The government said Friday that the personal saving rate — the percentage of after-tax income that’s not spent — fell to 3.5% in November from 3.6% in October. As recently as June, the rate was 5% after being consistently at about that level or higher since late 2009.

The drop in the savings figure reflects two factors: more purchases by consumers that they had held off making during the shaky recovery, and a weak recovery in household income amid persistently high unemployment.

There are indications that job growth may be picking up, and the House’s approval Friday of a temporary extension of a payroll tax cut and federal unemployment benefits will help support spending. What’s more, consumers are finding it a little easier to get credit.

Still, many families are constrained by low wage gains, a depressed housing market and still hefty, though pared down, personal debt. And that all points to less-than-robust spending in the near term.

In November, when the retail industry raved about record sales over Thanksgiving weekend, the month actually turned out to be ho-hum in terms of overall spending.

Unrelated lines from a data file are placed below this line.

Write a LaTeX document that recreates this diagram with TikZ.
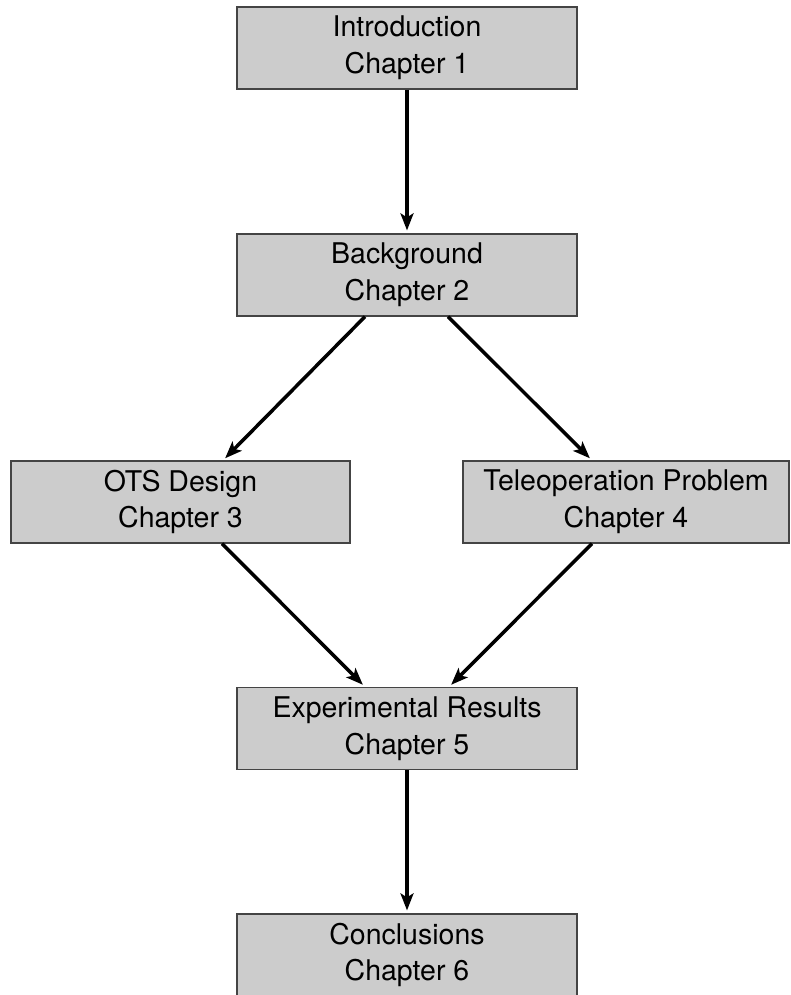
\documentclass[tikz,border=0pt]{standalone}
\usepackage{fontspec}
\setmainfont{TeX Gyre Heros}
\usetikzlibrary{arrows.meta}
\definecolor{boxfill}{HTML}{CCCCCC}
\definecolor{boxline}{HTML}{444444}
\tikzset{
  chapbox/.style={draw=boxline, line width=1.2pt, fill=boxfill, inner sep=0pt,
    minimum height=82pt, align=center,
    font=\fontsize{28.5pt}{36.7pt}\selectfont},
  flow/.style={line width=3.5pt, -{Stealth[length=17pt,width=13pt,inset=4pt]}, shorten >=3pt}
}
\begin{document}
\begin{tikzpicture}[x=1pt,y=-1pt]
\useasboundingbox (0,0) rectangle (790,995);
\begin{scope}
\clip (0,0) rectangle (790,995);
\node[chapbox, minimum width=340pt] (intro) at (407,48) {Introduction\\Chapter 1};
\node[chapbox, minimum width=340pt] (bg) at (407,275) {Background\\Chapter 2};
\node[chapbox, minimum width=339pt] (ots) at (180.5,502) {OTS Design\\Chapter 3};
\node[chapbox, minimum width=326pt] (tel) at (626,502) {Teleoperation Problem\\Chapter 4};
\node[chapbox, minimum width=340pt] (exp) at (407,728.5) {Experimental Results\\Chapter 5};
\node[chapbox, minimum width=340pt] (conc) at (407,955) {Conclusions\\Chapter 6};

\draw[flow] (intro.south) -- (bg.north);
\draw[flow] ([xshift=-42pt]bg.south) -- ([xshift=42.5pt]ots.north);
\draw[flow] ([xshift=41pt]bg.south) -- ([xshift=-34pt]tel.north);
\draw[flow] ([xshift=41.5pt]ots.south) -- ([xshift=-42pt]exp.north);
\draw[flow] ([xshift=-34pt]tel.south) -- ([xshift=42pt]exp.north);
\draw[flow] (exp.south) -- (conc.north);
\end{scope}
\end{tikzpicture}
\end{document}
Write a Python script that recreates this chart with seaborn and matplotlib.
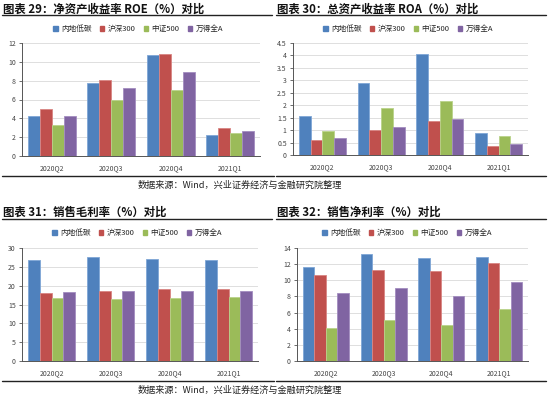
import numpy as np
import pandas as pd
import seaborn as sns
import matplotlib
matplotlib.use("Agg")
import matplotlib.pyplot as plt
from matplotlib.lines import Line2D
from matplotlib.patches import Patch

quarters = ["2020Q2", "2020Q3", "2020Q4", "2021Q1"]
series = ["内地低碳", "沪深300", "中证500", "万得全A"]
colors = ["#4F81BD", "#C0504D", "#9BBB59", "#8064A2"]

roe_lowcarbon = [4.2, 7.8, 10.7, 2.2]
roe_hs300 = [5.0, 8.1, 10.8, 3.0]
roe_zz500 = [3.3, 6.0, 7.0, 2.4]
roe_wind = [4.3, 7.2, 8.9, 2.7]

roa_lowcarbon = [1.55, 2.9, 4.07, 0.88]
roa_hs300 = [0.62, 1.02, 1.38, 0.38]
roa_zz500 = [0.97, 1.9, 2.17, 0.77]
roa_wind = [0.68, 1.14, 1.45, 0.44]

gm_lowcarbon = [26.9, 27.7, 27.2, 26.7]
gm_hs300 = [18.0, 18.6, 19.2, 19.0]
gm_zz500 = [16.7, 16.5, 16.6, 17.0]
gm_wind = [18.2, 18.7, 18.6, 18.7]

nm_lowcarbon = [11.7, 13.3, 12.8, 12.9]
nm_hs300 = [10.6, 11.3, 11.1, 12.2]
nm_zz500 = [4.1, 5.1, 4.5, 6.5]
nm_wind = [8.4, 9.1, 8.1, 9.8]

titles = ["图表 29：净资产收益率 ROE（%）对比",
          "图表 30：总资产收益率 ROA（%）对比",
          "图表 31：销售毛利率（%）对比",
          "图表 32：销售净利率（%）对比"]
source = "数据来源：Wind，兴业证券经济与金融研究院整理"

yticks_all = [np.arange(0, 12.1, 2), np.arange(0, 4.51, 0.5),
              np.arange(0, 30.1, 5), np.arange(0, 14.1, 2)]
ytick_labels_all = [["0", "2", "4", "6", "8", "10", "12"],
                    ["0", "0.5", "1", "1.5", "2", "2.5", "3", "3.5", "4", "4.5"],
                    ["0", "5", "10", "15", "20", "25", "30"],
                    ["0", "2", "4", "6", "8", "10", "12", "14"]]

datasets = [
    [roe_lowcarbon, roe_hs300, roe_zz500, roe_wind],
    [roa_lowcarbon, roa_hs300, roa_zz500, roa_wind],
    [gm_lowcarbon, gm_hs300, gm_zz500, gm_wind],
    [nm_lowcarbon, nm_hs300, nm_zz500, nm_wind],
]

sns.set_theme(style="white")
plt.rcParams['font.family'] = ['Noto Sans CJK SC', 'DejaVu Sans']

W, H = 550, 395
fig = plt.figure(figsize=(W / 100, H / 100), dpi=100)
fig.patch.set_facecolor("white")

def fx(px):
    return px / W

def fy(py):
    return 1 - py / H

# axes boxes in pixels: left, right, top, bottom
boxes = [(22, 260, 43, 156), (293, 528, 43, 155),
         (22, 258, 248, 361), (297, 528, 248, 361)]
title_pos = [(3, 9), (277, 9), (3, 212), (277, 212)]
legend_pos = [(138, 29), (408, 29), (137, 233), (407, 233)]
tline = [(2, 272, 15), (276, 546, 15), (2, 272, 219), (276, 546, 219)]
bline = [(2, 274, 176), (276, 546, 176), (2, 274, 381), (276, 546, 381)]

edge_cols = ["#7FA6D6", "#D98583", "#B9D38A", "#A38DC0"]

for i, (vals, box) in enumerate(zip(datasets, boxes)):
    l, r, t, b = box
    ax = fig.add_axes([fx(l), fy(b), fx(r) - fx(l), fy(t) - fy(b)])
    rows = []
    for s, v in zip(series, vals):
        for q, val in zip(quarters, v):
            rows.append({"quarter": q, "series": s, "value": val})
    df = pd.DataFrame(rows)
    sns.barplot(data=df, x="quarter", y="value", hue="series", order=quarters,
                hue_order=series, palette=colors, width=0.8, ax=ax,
                saturation=1, linewidth=0.5, legend=False)
    for j, cont in enumerate(ax.containers):
        for p in cont:
            p.set_edgecolor(edge_cols[j])
            p.set_linewidth(0.6)
    yt = yticks_all[i]
    ax.set_ylim(0, yt[-1])
    ax.set_yticks(yt)
    ax.set_yticklabels(ytick_labels_all[i], fontsize=5, color="#444444")
    ax.set_xlim(-0.5, 3.5)
    ax.set_xticks(range(4))
    ax.set_xticklabels(quarters, fontsize=5, color="#444444")
    ax.set_xticks([0.5, 1.5, 2.5, 3.5], minor=True)
    ax.tick_params(axis="x", which="major", length=0, pad=6)
    ax.tick_params(axis="x", which="minor", length=2.5, width=0.6, color="#555555", direction="out")
    ax.tick_params(axis="y", length=2.5, width=0.6, color="#555555", direction="out", pad=2, left=True)
    ax.set_xlabel("")
    ax.set_ylabel("")
    ax.yaxis.grid(True, color="#D9D9D9", linewidth=0.6)
    ax.set_axisbelow(True)
    for sp in ["top", "right"]:
        ax.spines[sp].set_visible(False)
    for sp in ["left", "bottom"]:
        ax.spines[sp].set_color("#555555")
        ax.spines[sp].set_linewidth(0.7)

    tx, ty = title_pos[i]
    fig.text(fx(tx), fy(ty), titles[i], fontsize=8.2, fontweight="bold",
             ha="left", va="center", color="#111111")
    x0, x1, yy = tline[i]
    fig.add_artist(Line2D([fx(x0), fx(x1)], [fy(yy), fy(yy)], color="#222222", linewidth=1.0))
    x0, x1, yy = bline[i]
    fig.add_artist(Line2D([fx(x0), fx(x1)], [fy(yy), fy(yy)], color="#222222", linewidth=1.0))

    handles = [Patch(facecolor=c, edgecolor=c) for c in colors]
    lx, ly = legend_pos[i]
    fig.legend(handles, series, loc="center", bbox_to_anchor=(fx(lx), fy(ly)),
               ncol=4, frameon=False, fontsize=5.5, handlelength=0.6, handleheight=0.6,
               handletextpad=0.4, columnspacing=1.1, borderaxespad=0)

fig.text(fx(240), fy(185), source, fontsize=6.6, ha="center", va="center", color="#222222")
fig.text(fx(240), fy(390), source, fontsize=6.6, ha="center", va="center", color="#222222")

fig.savefig("out.png", dpi=100, facecolor="white")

The Commerce Department’s report Friday said personal consumption rose just 0.1% in November for the second straight month. Meanwhile, after-tax income dipped less than 0.1% last month from October.

Personal consumption in November was up 4.3% from a year earlier, while after-tax income last month was up just 2.4% from November 2010.

“Consumers will not lead the recovery on a consistent basis,” Scott Hoyt, an economist at Moody’s Analytics, said in a research note Friday. “They simply do not have the resources.”